**Exercise aim**
Don't include pictures. Quote the lines below from the first through the line that contains "from matplotlib.path import Path".

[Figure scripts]
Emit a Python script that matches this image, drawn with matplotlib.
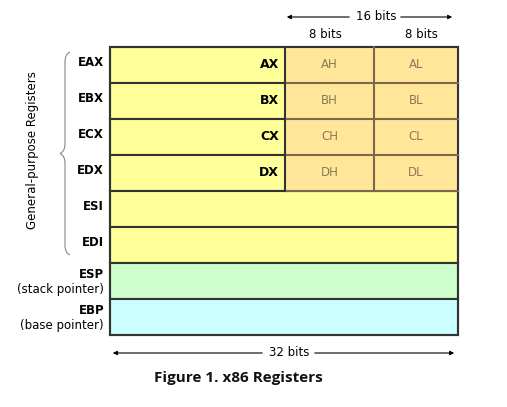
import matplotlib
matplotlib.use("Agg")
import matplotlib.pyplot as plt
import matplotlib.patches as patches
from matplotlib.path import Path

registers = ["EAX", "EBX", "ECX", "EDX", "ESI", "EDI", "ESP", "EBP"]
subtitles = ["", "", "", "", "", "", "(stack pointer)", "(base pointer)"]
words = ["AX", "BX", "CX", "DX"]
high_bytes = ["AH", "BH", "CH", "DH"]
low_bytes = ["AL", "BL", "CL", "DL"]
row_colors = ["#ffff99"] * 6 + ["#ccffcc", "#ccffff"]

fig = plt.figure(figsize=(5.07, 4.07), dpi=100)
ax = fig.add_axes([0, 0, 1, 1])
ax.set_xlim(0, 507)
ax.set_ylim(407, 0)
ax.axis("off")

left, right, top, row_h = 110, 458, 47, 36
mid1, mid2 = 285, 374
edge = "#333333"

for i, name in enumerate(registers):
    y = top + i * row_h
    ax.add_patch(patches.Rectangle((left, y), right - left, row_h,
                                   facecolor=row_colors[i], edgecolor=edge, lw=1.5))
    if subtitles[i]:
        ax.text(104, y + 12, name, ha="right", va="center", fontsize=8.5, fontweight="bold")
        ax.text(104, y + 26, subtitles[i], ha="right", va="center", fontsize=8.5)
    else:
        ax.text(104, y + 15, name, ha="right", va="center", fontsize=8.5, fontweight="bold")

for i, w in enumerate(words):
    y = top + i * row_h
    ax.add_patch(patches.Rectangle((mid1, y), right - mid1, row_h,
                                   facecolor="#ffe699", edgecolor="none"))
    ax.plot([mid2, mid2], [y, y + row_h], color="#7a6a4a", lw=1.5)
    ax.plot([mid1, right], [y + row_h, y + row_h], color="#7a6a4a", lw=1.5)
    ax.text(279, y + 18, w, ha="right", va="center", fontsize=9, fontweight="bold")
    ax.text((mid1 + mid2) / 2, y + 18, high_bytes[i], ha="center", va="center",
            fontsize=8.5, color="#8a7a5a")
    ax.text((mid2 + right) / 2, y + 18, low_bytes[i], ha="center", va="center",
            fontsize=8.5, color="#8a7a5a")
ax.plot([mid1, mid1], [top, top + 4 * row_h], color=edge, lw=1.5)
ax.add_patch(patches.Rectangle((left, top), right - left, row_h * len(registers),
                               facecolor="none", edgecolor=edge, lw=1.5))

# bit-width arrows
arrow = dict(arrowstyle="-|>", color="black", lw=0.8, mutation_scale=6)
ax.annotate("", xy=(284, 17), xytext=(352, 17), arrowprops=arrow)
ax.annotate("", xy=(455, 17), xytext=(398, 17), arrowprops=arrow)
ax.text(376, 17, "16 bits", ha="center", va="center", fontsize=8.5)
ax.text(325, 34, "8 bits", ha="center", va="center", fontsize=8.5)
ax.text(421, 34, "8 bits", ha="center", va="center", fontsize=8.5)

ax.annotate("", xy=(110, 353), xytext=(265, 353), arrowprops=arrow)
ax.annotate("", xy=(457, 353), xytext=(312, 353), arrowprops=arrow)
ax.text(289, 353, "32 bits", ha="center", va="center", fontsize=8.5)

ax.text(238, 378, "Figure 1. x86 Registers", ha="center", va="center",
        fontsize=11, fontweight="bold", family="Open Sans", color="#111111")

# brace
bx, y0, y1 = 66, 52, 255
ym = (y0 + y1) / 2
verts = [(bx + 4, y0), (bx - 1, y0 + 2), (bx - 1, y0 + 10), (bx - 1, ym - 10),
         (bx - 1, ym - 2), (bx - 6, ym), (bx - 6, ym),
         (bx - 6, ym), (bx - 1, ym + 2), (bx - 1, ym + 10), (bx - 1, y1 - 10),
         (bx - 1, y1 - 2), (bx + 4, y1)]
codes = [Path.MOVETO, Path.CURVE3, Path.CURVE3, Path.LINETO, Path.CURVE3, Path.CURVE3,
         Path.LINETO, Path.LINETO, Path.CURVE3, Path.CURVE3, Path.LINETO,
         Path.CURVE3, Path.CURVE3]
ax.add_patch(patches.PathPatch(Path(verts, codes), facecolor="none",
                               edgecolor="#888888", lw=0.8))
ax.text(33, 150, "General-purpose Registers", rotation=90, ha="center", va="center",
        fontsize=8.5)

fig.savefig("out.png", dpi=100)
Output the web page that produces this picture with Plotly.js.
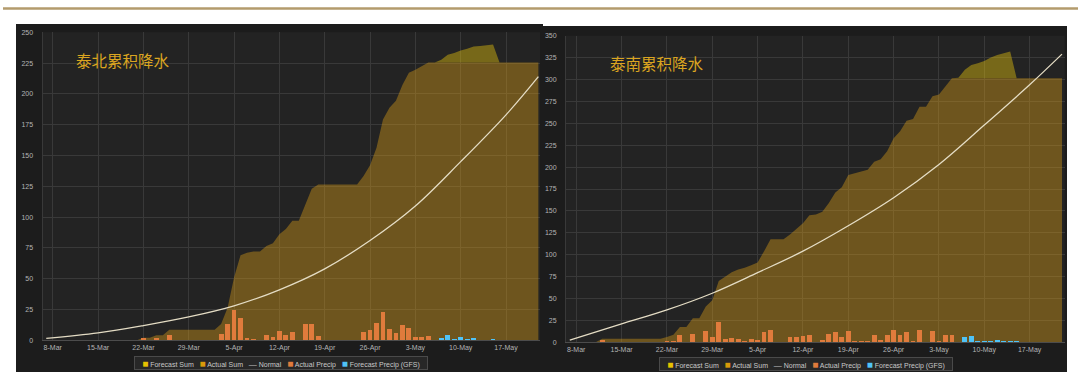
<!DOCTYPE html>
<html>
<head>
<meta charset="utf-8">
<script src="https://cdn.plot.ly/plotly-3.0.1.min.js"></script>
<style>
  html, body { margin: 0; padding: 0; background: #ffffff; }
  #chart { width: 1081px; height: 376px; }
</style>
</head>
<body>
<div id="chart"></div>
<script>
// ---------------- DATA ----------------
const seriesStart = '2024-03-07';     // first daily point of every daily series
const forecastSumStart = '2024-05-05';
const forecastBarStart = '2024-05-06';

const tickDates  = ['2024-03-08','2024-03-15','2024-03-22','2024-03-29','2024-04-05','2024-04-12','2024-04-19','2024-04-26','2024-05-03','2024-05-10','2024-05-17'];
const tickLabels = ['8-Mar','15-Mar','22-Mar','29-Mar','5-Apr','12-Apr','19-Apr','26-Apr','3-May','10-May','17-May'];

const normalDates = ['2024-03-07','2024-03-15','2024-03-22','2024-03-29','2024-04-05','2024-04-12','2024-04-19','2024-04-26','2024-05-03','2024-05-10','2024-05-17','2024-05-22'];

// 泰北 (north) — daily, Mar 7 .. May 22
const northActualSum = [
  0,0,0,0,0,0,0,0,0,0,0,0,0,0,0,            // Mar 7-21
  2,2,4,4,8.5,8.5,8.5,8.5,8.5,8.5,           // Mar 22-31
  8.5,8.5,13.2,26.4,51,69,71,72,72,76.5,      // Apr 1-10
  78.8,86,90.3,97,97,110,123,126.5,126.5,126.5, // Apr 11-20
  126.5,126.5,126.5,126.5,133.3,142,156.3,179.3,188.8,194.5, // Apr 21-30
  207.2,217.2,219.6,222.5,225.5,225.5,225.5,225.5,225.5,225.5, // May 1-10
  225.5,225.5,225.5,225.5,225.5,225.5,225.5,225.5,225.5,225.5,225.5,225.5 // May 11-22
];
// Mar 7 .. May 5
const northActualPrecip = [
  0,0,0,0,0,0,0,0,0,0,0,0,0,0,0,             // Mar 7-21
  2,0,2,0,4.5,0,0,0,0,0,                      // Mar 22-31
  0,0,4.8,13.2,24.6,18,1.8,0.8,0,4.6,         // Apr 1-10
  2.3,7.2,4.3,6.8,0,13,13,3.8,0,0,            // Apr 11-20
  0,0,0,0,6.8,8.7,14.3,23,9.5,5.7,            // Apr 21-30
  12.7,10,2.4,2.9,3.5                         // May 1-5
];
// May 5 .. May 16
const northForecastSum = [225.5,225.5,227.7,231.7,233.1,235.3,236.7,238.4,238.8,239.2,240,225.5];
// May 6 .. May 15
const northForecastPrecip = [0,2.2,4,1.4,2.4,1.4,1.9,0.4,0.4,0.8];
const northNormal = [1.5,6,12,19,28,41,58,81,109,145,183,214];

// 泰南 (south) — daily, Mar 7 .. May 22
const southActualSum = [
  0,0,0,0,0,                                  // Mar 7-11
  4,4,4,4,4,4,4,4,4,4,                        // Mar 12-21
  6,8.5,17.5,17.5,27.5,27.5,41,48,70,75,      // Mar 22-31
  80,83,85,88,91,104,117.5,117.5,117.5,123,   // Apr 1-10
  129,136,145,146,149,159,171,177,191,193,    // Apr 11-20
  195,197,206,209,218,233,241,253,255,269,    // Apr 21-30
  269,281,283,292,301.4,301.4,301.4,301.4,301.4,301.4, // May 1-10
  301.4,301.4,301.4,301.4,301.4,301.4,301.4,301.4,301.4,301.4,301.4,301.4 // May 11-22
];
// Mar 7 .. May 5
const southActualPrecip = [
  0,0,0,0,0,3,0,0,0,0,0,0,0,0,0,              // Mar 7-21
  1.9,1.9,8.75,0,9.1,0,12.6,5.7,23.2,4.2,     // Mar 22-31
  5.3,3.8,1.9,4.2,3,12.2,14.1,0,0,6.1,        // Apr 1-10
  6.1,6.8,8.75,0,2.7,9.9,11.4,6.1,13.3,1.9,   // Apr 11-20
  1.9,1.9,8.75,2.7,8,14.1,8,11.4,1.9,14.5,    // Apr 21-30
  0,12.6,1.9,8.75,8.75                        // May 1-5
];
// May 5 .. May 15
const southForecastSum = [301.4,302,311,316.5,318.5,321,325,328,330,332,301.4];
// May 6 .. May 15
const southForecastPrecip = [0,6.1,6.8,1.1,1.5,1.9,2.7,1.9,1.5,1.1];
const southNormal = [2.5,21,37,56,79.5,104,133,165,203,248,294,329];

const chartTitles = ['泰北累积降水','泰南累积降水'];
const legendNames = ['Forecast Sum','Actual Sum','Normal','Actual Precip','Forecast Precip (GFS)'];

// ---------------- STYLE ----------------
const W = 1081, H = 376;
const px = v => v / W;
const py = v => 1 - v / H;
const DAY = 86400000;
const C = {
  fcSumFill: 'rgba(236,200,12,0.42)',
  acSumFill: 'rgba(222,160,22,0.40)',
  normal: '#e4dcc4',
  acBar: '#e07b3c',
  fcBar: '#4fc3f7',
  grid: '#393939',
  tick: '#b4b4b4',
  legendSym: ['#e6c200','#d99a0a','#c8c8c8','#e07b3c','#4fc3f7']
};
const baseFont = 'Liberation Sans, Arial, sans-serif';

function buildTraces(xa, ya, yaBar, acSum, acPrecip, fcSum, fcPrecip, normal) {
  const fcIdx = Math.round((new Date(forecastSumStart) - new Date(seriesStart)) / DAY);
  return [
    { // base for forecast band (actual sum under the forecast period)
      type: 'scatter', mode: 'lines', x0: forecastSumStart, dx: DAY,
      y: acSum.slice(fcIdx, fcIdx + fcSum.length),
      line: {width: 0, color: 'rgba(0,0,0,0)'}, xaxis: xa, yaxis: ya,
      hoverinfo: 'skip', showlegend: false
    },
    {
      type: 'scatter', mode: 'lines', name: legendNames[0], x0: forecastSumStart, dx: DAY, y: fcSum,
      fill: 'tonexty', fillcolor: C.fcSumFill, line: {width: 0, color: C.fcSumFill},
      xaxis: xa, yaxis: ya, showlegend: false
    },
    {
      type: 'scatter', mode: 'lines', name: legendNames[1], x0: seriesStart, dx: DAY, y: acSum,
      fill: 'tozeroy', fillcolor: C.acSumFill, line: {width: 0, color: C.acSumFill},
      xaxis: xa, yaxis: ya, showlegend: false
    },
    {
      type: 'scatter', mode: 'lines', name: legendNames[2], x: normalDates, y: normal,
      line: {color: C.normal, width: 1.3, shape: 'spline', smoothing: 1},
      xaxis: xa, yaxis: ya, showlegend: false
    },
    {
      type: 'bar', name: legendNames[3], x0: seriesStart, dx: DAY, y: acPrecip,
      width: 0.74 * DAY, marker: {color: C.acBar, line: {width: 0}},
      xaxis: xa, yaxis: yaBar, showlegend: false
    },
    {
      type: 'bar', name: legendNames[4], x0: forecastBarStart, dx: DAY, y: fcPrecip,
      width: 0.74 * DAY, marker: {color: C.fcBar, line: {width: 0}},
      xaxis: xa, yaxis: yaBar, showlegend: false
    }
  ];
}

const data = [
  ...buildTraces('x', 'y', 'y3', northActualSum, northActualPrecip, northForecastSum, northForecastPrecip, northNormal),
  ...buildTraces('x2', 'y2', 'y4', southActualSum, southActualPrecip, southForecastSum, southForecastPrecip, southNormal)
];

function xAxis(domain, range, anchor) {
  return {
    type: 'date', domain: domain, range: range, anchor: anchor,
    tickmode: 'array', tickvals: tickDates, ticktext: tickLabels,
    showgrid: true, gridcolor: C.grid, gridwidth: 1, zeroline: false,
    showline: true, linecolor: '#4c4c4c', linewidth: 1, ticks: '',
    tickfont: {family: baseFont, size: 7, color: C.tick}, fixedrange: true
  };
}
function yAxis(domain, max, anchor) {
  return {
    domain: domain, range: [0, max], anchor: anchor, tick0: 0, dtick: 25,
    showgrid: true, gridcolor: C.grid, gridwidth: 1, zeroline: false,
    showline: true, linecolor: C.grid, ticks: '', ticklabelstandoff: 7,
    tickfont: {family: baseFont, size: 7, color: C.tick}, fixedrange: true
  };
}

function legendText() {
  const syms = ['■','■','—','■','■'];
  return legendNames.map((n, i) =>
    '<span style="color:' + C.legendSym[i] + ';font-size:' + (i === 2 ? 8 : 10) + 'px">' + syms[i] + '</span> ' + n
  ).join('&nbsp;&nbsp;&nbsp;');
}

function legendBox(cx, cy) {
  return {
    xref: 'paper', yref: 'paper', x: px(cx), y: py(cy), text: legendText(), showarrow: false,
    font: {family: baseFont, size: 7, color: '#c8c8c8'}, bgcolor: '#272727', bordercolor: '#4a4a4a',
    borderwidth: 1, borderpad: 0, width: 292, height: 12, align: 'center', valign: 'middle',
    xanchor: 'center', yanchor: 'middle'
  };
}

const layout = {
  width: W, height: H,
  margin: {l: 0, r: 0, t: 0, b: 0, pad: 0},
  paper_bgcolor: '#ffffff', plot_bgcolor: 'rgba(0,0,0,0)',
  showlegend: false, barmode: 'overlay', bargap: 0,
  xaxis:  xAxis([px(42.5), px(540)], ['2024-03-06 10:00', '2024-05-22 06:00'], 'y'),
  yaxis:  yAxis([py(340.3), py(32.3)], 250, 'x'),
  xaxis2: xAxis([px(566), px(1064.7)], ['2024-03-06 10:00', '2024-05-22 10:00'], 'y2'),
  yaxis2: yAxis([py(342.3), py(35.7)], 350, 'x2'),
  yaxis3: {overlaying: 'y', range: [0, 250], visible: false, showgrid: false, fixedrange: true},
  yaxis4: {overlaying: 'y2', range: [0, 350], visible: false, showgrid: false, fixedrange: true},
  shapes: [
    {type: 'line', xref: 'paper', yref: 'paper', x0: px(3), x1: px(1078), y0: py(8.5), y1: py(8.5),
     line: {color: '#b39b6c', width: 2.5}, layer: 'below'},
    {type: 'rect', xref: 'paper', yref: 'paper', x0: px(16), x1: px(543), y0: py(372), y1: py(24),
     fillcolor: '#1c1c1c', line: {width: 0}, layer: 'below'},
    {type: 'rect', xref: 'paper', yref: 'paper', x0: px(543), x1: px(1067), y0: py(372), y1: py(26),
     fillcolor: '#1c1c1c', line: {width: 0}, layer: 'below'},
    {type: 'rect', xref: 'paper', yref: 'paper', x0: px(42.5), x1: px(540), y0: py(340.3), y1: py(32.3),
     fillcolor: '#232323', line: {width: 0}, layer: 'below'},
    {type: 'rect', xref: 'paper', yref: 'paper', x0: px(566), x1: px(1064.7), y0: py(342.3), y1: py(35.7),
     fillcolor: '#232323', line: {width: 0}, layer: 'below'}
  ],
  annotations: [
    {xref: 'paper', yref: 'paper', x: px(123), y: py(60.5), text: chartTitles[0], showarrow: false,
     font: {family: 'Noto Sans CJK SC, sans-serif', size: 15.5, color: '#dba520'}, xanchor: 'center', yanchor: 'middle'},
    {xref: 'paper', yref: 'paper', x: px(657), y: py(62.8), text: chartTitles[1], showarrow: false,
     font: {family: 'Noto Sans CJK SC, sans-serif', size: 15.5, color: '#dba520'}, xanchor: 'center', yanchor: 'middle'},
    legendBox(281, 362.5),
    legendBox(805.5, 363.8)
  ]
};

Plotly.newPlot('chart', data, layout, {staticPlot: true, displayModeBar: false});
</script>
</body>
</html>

**Answer to this task**
Emit a Python script that matches this image, drawn with matplotlib.
import matplotlib
matplotlib.use("Agg")
import matplotlib.pyplot as plt
import matplotlib.patches as patches
from matplotlib.path import Path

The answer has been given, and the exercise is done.